Data for the task —
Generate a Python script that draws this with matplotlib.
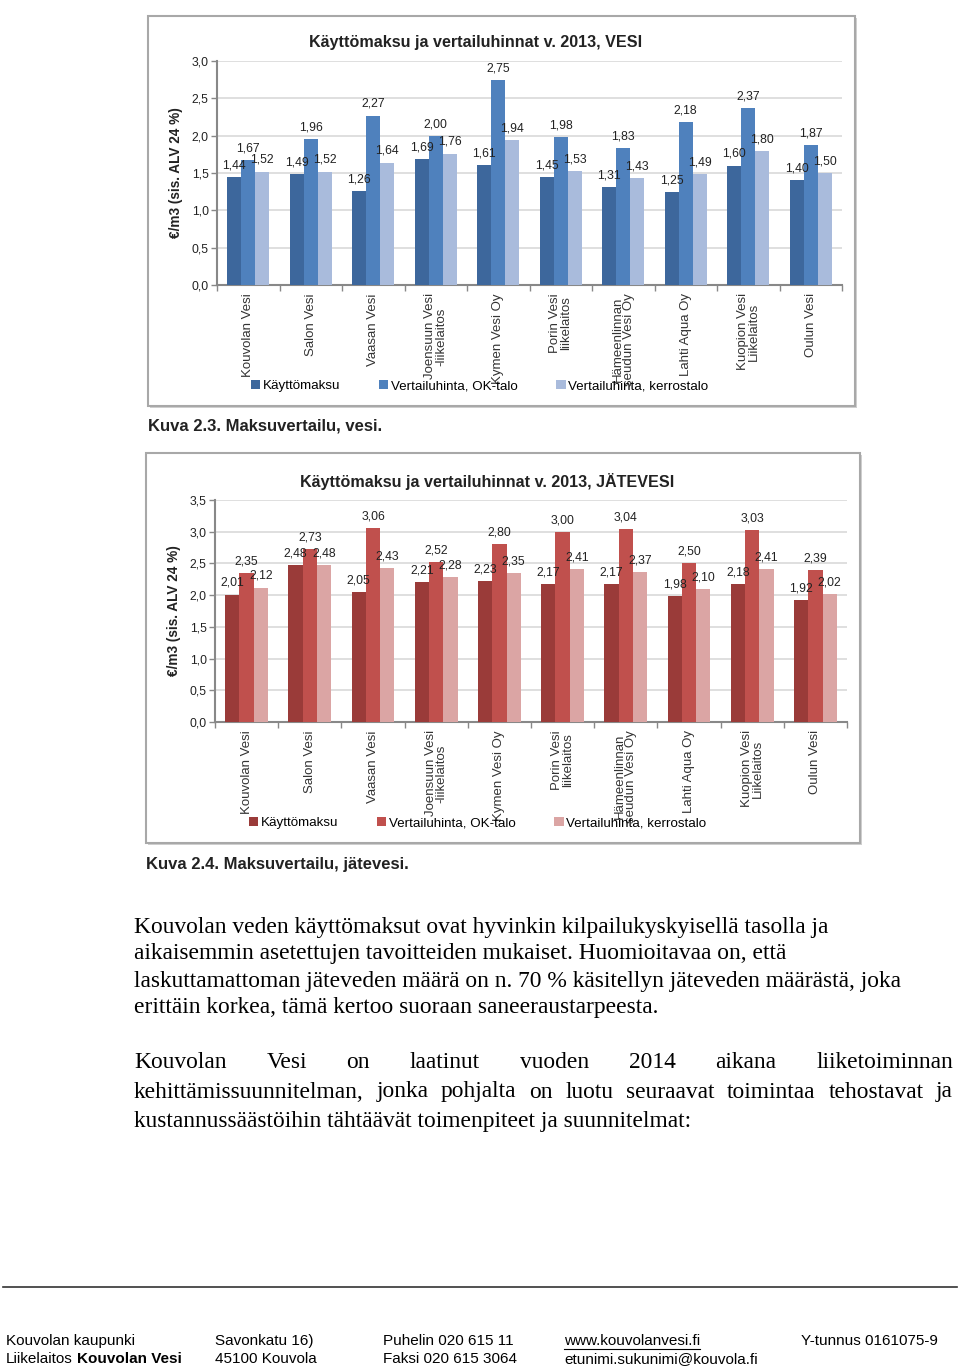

...

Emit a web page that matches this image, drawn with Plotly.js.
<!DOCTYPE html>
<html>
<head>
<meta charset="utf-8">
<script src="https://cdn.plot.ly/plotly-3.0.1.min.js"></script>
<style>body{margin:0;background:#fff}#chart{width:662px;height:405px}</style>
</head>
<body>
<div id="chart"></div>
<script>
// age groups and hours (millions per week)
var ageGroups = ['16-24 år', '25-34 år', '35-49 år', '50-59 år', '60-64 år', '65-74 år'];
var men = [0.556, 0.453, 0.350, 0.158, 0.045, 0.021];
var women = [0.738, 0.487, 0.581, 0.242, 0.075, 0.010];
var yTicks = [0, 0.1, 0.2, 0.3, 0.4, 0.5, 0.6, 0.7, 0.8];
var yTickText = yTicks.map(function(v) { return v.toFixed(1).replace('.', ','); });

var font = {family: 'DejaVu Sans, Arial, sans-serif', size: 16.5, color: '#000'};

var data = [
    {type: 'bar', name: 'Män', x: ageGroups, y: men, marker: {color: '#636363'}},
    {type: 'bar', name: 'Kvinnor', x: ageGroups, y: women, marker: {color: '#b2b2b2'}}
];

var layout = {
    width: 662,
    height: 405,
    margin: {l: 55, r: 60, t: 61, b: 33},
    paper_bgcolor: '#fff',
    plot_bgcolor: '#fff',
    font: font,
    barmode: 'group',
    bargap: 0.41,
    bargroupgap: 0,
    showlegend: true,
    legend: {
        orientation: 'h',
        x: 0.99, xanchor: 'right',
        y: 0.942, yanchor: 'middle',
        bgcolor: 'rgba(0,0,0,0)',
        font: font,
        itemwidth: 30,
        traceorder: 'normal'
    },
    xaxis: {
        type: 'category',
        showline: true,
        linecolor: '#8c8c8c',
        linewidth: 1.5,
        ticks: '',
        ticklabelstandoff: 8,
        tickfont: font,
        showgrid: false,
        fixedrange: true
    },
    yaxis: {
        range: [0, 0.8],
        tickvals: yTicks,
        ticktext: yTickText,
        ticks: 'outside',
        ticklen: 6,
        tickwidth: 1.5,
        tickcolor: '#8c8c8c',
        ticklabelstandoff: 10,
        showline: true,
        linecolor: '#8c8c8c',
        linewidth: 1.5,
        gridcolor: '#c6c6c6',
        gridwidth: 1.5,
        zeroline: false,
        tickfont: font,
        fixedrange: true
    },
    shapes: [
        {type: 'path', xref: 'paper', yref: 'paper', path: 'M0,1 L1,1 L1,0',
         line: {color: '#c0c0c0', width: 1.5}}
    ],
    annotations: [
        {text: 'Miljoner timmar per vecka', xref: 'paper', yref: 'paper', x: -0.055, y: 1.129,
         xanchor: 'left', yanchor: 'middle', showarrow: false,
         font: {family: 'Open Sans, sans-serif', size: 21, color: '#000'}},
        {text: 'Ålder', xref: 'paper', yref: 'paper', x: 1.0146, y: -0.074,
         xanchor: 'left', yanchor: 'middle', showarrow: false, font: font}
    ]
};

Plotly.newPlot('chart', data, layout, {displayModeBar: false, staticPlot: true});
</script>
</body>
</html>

What the exercise asks — Find each line holding the string "script" and copy it out.

Exercise response —
Generate a Python script that draws this with matplotlib.
<script src="https://cdn.plot.ly/plotly-3.0.1.min.js"></script>
<script>
</script>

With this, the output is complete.